Article 142 invoked to secure EWS admission for NEET-qualified student
February 14, 2026: In a dramatic moment inside the Supreme Court of India, 19-year-old Atharva Chaturvedi from Jabalpur persuaded the bench led by Chief Justice Surya Kant to grant him ten additional minutes to present his case — a request that proved decisive. Invoking its extraordinary powers under Article 142 of the Constitution, the apex court directed the National Medical Commission and the Madhya Pradesh government to grant provisional MBBS admission to eligible NEET-qualified candidates from the Economically Weaker Section (EWS). For Atharva, the order revived a medical dream that had nearly been derailed.
Atharva had secured 530 marks in the National Eligibility cum Entrance Test (NEET) after appearing twice and had also cleared engineering entrance exams before choosing medicine. However, despite qualifying, he was denied admission under the EWS quota in private medical colleges because Madhya Pradesh had not extended EWS reservations to such institutions. The absence of a formal notification effectively blocked his admission, a gap the court later observed should not penalise a student for administrative lapses.

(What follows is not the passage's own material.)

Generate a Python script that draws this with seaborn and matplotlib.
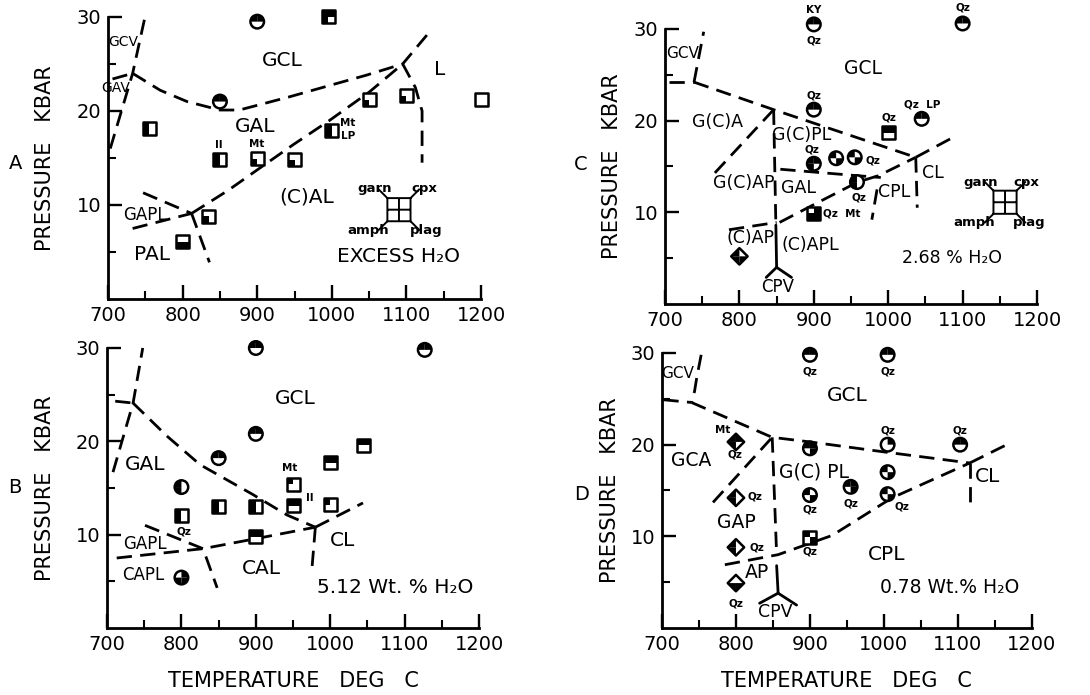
import matplotlib
matplotlib.use("Agg")
import matplotlib.pyplot as plt
from matplotlib.path import Path
import pandas as pd
import seaborn as sns

# ---------------- data (temperature deg C, pressure kbar) ----------------
# fills: quadrants that are black  ul=garn  ur=cpx  ll=amph  lr=plag

A_lines = [
    [(703, 16), (733, 24), (749, 29.8)],
    [(706, 23.4), (733, 24)],
    [(733, 24), (770, 22.2), (806, 21), (850, 20.1), (876, 20.1), (943, 21.5),
     (1001, 22.8), (1046, 23.8), (1095, 25), (1133, 28.6)],
    [(1095, 25), (1112, 22.5), (1121, 20), (1121, 14.5)],
    [(812, 9.1), (860, 11.5), (903, 13.9), (948, 16.4), (997, 19), (1050, 22), (1095, 25)],
    [(747, 11.3), (812, 9.1)],
    [(733, 7.5), (812, 9.1)],
    [(812, 9.1), (836, 3.9)],
]
A_solid = []
A_T = [900, 995, 850, 755, 850, 900, 950, 1000, 1050, 1100, 1200, 835, 800]
A_P = [29.5, 30, 21, 18.1, 14.8, 14.9, 14.8, 17.9, 21.2, 21.6, 21.2, 8.8, 6.1]
A_shape = ["o", "s", "o", "s", "s", "s", "s", "s", "s", "s", "s", "s", "s"]
A_fill = ["ul ur", "ul ur ll", "ul ur", "ul ll", "ul ll", "ll", "ll", "ul ll", "ll", "ll", "", "ll", "ll lr"]
A_labels = [("GCL", 933, 25.4, 14.5), ("L", 1144, 24.4, 14.5), ("GAL", 897, 18.4, 14.5),
            ("(C)AL", 966, 10.9, 14.5), ("PAL", 759, 4.7, 14.5), ("GAPL", 749, 8.9, 12),
            ("GCV", 720, 27.3, 10), ("GAV", 710, 22.4, 10), ("EXCESS H₂O", 1090, 4.5, 14.5)]
A_small = [("Il", 849, 16.4), ("Mt", 899, 16.5), ("Mt", 1021, 18.7), ("LP", 1022, 17.3)]
A_key = (1090, 9.5, 1057, 1124, 11.8, 7.3)

B_lines = [
    [(708, 16.7), (735, 24.1), (748, 30)],
    [(711, 24.3), (735, 24.1)],
    [(735, 24.1), (780, 20.6), (825, 17.5), (896, 14.3), (942, 12.1), (980, 10.8)],
    [(980, 10.8), (1044, 13.4)],
    [(980, 10.8), (975, 6.0)],
    [(713, 7.5), (829, 8.5), (902, 9.6), (980, 10.8)],
    [(751, 11), (829, 8.5), (848, 4.3)],
]
B_solid = []
B_T = [900, 1127, 900, 850, 800, 800, 850, 900, 900, 950, 950, 1000, 1000, 1045, 800]
B_P = [30, 29.8, 20.8, 18.2, 15.1, 12.1, 13, 13, 9.8, 15.4, 13.1, 17.7, 13.2, 19.6, 5.4]
B_shape = ["o", "o", "o", "o", "o", "s", "s", "s", "s", "s", "s", "s", "s", "s", "o"]
B_fill = ["ul ur", "ul ur", "ul ur", "ul ur", "ul ll", "ul ll", "ul ll", "ul ll", "ul ur",
          "ul", "ul ur", "ul ur", "ul", "ul ur", "ur ll lr"]
B_labels = [("GCL", 953, 24.6, 14.5), ("GAL", 751, 17.5, 14.5), ("GAPL", 751, 9.0, 12),
            ("CAPL", 749, 5.7, 12), ("CAL", 908, 6.4, 14.5), ("CL", 1017, 9.4, 14.5),
            ("5.12 Wt. % H₂O", 1087, 4.3, 14.5)]
B_small = [("Mt", 946, 17.1), ("Il", 972, 13.9), ("Qz", 803, 10.3)]

C_lines = [
    [(739, 24.2), (752, 29.7)],
    [(705, 24.2), (739, 24.2)],
    [(739, 24.2), (846, 21.2), (1037, 16)],
    [(1037, 16), (1090, 18.3)],
    [(1037, 16), (1039, 10.5)],
    [(854, 8.9), (899, 10.8), (959, 13.3), (987, 14), (1037, 16)],
    [(786, 8.1), (850, 8.9)],
    [(846, 21.2), (849, 8.6)],
    [(767, 14.3), (846, 21.2)],
    [(855, 14.7), (958, 14), (990, 13.8)],
    [(985, 12.5), (978, 9.2)],
]
C_solid = [
    [(849, 8.6), (850, 4)],
    [(836, 2.9), (850, 4), (870, 2.9)],
]
C_T = [900, 1100, 900, 1045, 1000, 900, 930, 955, 958, 900, 800]
C_P = [30.5, 30.6, 21.2, 20.2, 18.7, 15.3, 15.9, 16, 13.3, 9.9, 5.2]
C_shape = ["o", "o", "o", "o", "s", "o", "o", "o", "o", "s", "D"]
C_fill = ["ul ur", "ul ur", "ul ur", "ul ur", "ul ur", "ul ur ll", "ul lr", "ul lr",
          "ul ll", "ur ll lr", "ul ll lr"]
C_labels = [("GCV", 723, 27.3, 11), ("GCL", 966, 25.7, 13.5), ("G(C)A", 770, 19.9, 12.5),
            ("G(C)PL", 884, 18.4, 12.5), ("G(C)AP", 806, 13.2, 12.5), ("GAL", 880, 12.6, 12.5),
            ("CPL", 1008, 12.2, 12.5), ("CL", 1060, 14.3, 12.5), ("(C)AP", 815, 7.2, 12.5),
            ("(C)APL", 895, 6.4, 12.5), ("CPV", 852, 1.8, 12), ("2.68 % H₂O", 1086, 5.0, 12.5)]
C_small = [("KY", 900, 32.1), ("Qz", 900, 28.7), ("Qz", 1100, 32.3), ("Qz", 900, 22.7),
           ("Qz  LP", 1045, 21.8), ("Qz", 1001, 20.3), ("Qz", 898, 16.8), ("Qz", 980, 15.7),
           ("Qz", 960, 11.6), ("Qz  Mt", 938, 9.9)]
C_key = (1157, 11.1, 1124, 1186, 13.3, 8.9)

D_lines = [
    [(753, 29.8), (747, 27.3), (744, 25.8), (740, 24.6)],
    [(702, 24.9), (740, 24.6)],
    [(740, 24.6), (849, 20.8), (900, 20.3), (1001, 19.2), (1116, 18)],
    [(1116, 18), (1166, 20)],
    [(1116, 18), (1116, 13.6)],
    [(785, 6.9), (857, 8), (930, 10.1), (1011, 14.2), (1116, 18)],
    [(769, 13.7), (849, 20.8)],
    [(849, 20.8), (855, 8.0)],
]
D_solid = [
    [(855, 6.8), (857, 3.8)],
    [(832, 2.7), (857, 3.8), (882, 2.5)],
]
D_T = [900, 1005, 800, 900, 1005, 1103, 800, 900, 955, 1005, 1005, 900, 800, 800]
D_P = [29.8, 29.8, 20.3, 19.6, 20, 20, 14.2, 14.5, 15.4, 17, 14.6, 9.9, 8.8, 4.9]
D_shape = ["o", "o", "D", "o", "o", "o", "D", "o", "o", "o", "o", "s", "D", "D"]
D_fill = ["ul ur", "ul ur", "ul ur ll", "ul ur lr", "ur", "ul ur", "ul ll", "ul lr",
          "ul ur lr", "ul lr", "ul lr", "ul lr", "ul ll", "ll lr"]
D_labels = [("GCV", 721, 27.8, 11), ("GCL", 950, 25.4, 14.5), ("GCA", 740, 18.3, 13.5),
            ("G(C) PL", 906, 17.0, 13.5), ("GAP", 801, 11.5, 13.5), ("AP", 829, 6.0, 13.5),
            ("CPV", 853, 1.8, 12.5), ("CPL", 1004, 8.0, 14.5), ("CL", 1140, 16.5, 14.5),
            ("0.78 Wt.% H₂O", 1089, 4.4, 13.5)]
D_small = [("Qz", 900, 28.0), ("Qz", 1005, 28.0), ("Mt", 782, 21.6), ("Qz", 798, 18.9),
           ("Qz", 1005, 21.5), ("Qz", 1103, 21.5), ("Qz", 826, 14.3), ("Qz", 900, 12.9),
           ("Qz", 955, 13.6), ("Qz", 1024, 13.2), ("Qz", 900, 8.3), ("Qz", 828, 8.8),
           ("Qz", 800, 2.7)]

# ---------------- marker shapes ----------------
def poly(pts):
    return Path(pts + [pts[0]], closed=True)

OUTLINE = {
    "s": poly([(-1, -1), (1, -1), (1, 1), (-1, 1)]),
    "o": Path.unit_circle(),
    "D": poly([(0, 1), (1, 0), (0, -1), (-1, 0)]),
}
QUAD = {
    "s": {"ul": poly([(-1, 0), (0, 0), (0, 1), (-1, 1)]),
          "ur": poly([(0, 0), (1, 0), (1, 1), (0, 1)]),
          "ll": poly([(-1, -1), (0, -1), (0, 0), (-1, 0)]),
          "lr": poly([(0, -1), (1, -1), (1, 0), (0, 0)])},
    "o": {"ul": Path.wedge(90, 180), "ur": Path.wedge(0, 90),
          "ll": Path.wedge(180, 270), "lr": Path.wedge(270, 360)},
    "D": {"ul": poly([(0, 0), (-1, 0), (0, 1)]), "ur": poly([(0, 0), (0, 1), (1, 0)]),
          "ll": poly([(0, 0), (0, -1), (-1, 0)]), "lr": poly([(0, 0), (1, 0), (0, -1)])},
}
SIZE = {"s": 88, "o": 95, "D": 140}

key_codes = [Path.MOVETO, Path.LINETO, Path.LINETO, Path.LINETO, Path.CLOSEPOLY,
             Path.MOVETO, Path.LINETO, Path.MOVETO, Path.LINETO,
             Path.MOVETO, Path.LINETO, Path.MOVETO, Path.LINETO,
             Path.MOVETO, Path.LINETO, Path.MOVETO, Path.LINETO]
key_verts = [(-1, -1), (1, -1), (1, 1), (-1, 1), (-1, -1),
             (-1, 0), (1, 0), (0, -1), (0, 1),
             (-1, 1), (-1.8, 1.8), (1, 1), (1.8, 1.8),
             (-1, -1), (-1.8, -1.8), (1, -1), (1.8, -1.8)]
KEY = Path(key_verts, key_codes)

DASH = (0, (5.5, 3))


def draw_panel(ax, lines, solid, T, P, shapes, fills, labels, small, key=None):
    for seg in lines:
        xs, ys = zip(*seg)
        sns.lineplot(x=list(xs), y=list(ys), sort=False, estimator=None, color="black",
                     lw=2.0, linestyle=DASH, ax=ax, clip_on=False, zorder=2)
    for seg in solid:
        xs, ys = zip(*seg)
        sns.lineplot(x=list(xs), y=list(ys), sort=False, estimator=None, color="black",
                     lw=2.0, ax=ax, clip_on=False, zorder=2)

    df = pd.DataFrame({"T": T, "P": P, "shape": shapes, "fill": fills})
    for shp, grp in df.groupby("shape"):
        s = SIZE[shp]
        sns.scatterplot(data=grp, x="T", y="P", marker=OUTLINE[shp], s=s, color="white",
                        edgecolor="none", linewidth=0, ax=ax, zorder=4, clip_on=False, legend=False)
        for q in ["ul", "ur", "ll", "lr"]:
            sub = grp[grp["fill"].str.contains(q)]
            if len(sub):
                sns.scatterplot(data=sub, x="T", y="P", marker=QUAD[shp][q], s=s, color="black",
                                edgecolor="none", linewidth=0, ax=ax, zorder=5,
                                clip_on=False, legend=False)
        sns.scatterplot(data=grp, x="T", y="P", marker=OUTLINE[shp], s=s, color="black",
                        facecolor="none", edgecolor="black", linewidth=1.8, ax=ax,
                        zorder=6, clip_on=False, legend=False)

    for txt, x, y, fs in labels:
        ax.text(x, y, txt, ha="center", va="center", fontsize=fs, zorder=7)
    for txt, x, y in small:
        ax.text(x, y, txt, ha="center", va="center", fontsize=7.5, fontweight="bold", zorder=7)

    if key is not None:
        kx, ky, xl, xr, yt, yb = key
        sns.scatterplot(x=[kx], y=[ky], marker=KEY, s=900, color="black", facecolor="none",
                        edgecolor="black", linewidth=1.4, ax=ax, zorder=6, legend=False)
        for txt, x, y in [("garn", xl, yt), ("cpx", xr, yt), ("amph", xl - 8, yb), ("plag", xr + 3, yb)]:
            ax.text(x, y, txt, ha="center", va="center", fontsize=9.5, fontweight="bold")

    ax.set_xlim(700, 1200)
    ax.set_ylim(0, 30)
    ax.set_xticks(range(700, 1201, 100))
    ax.set_xticks(range(750, 1200, 100), minor=True)
    ax.set_yticks([10, 20, 30])
    ax.set_yticks([5, 15, 25], minor=True)
    ax.tick_params(which="major", direction="in", length=10, width=1.7, labelsize=14, pad=5,
                   colors="black")
    ax.tick_params(which="minor", direction="in", length=6, width=1.5, colors="black")
    ax.set_xlabel("")
    ax.set_ylabel("")
    ax.set_facecolor("white")
    sns.despine(ax=ax)
    for sp in ["left", "bottom"]:
        ax.spines[sp].set_linewidth(2.0)
        ax.spines[sp].set_color("black")


sns.set_theme(style="ticks")
plt.rcParams["font.family"] = ["DejaVu Sans"]
plt.rcParams["text.color"] = "black"
plt.rcParams["axes.labelcolor"] = "black"
plt.rcParams["xtick.color"] = "black"
plt.rcParams["ytick.color"] = "black"

fig = plt.figure(figsize=(10.9, 6.95), dpi=100)
fig.patch.set_facecolor("white")

axA = fig.add_axes([0.0991, 0.5698, 0.3422, 0.4058])
axC = fig.add_axes([0.6101, 0.5626, 0.3413, 0.3957])
axB = fig.add_axes([0.0982, 0.0964, 0.3413, 0.4029])
axD = fig.add_axes([0.6073, 0.0964, 0.3394, 0.3957])

draw_panel(axA, A_lines, A_solid, A_T, A_P, A_shape, A_fill, A_labels, A_small, A_key)
draw_panel(axB, B_lines, B_solid, B_T, B_P, B_shape, B_fill, B_labels, B_small)
draw_panel(axC, C_lines, C_solid, C_T, C_P, C_shape, C_fill, C_labels, C_small, C_key)
draw_panel(axD, D_lines, D_solid, D_T, D_P, D_shape, D_fill, D_labels, D_small)

for ax, xpos in [(axA, -0.142), (axB, -0.14), (axC, -0.115), (axD, -0.114)]:
    ax.set_ylabel("PRESSURE   KBAR", fontsize=15)
    ax.yaxis.set_label_coords(xpos, 0.5)
for ax in [axB, axD]:
    ax.set_xlabel("TEMPERATURE   DEG   C", fontsize=15)
    ax.xaxis.set_label_coords(0.5, -0.155)

for letter, x, y in [("A", 0.014, 0.765), ("B", 0.014, 0.299), ("C", 0.533, 0.763), ("D", 0.534, 0.288)]:
    fig.text(x, y, letter, fontsize=14, ha="center", va="center")

fig.savefig("out.png", dpi=100)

Determined not to give up, the teenager drafted and filed his own Special Leave Petition after studying procedures on the Supreme Court website and addressing registry objections. When the matter came up for hearing, he personally argued for relief. The court’s decision to exercise Article 142 powers ensured provisional admission for candidates like him, marking not just a personal triumph but a significant intervention in favour of equity in medical admissions.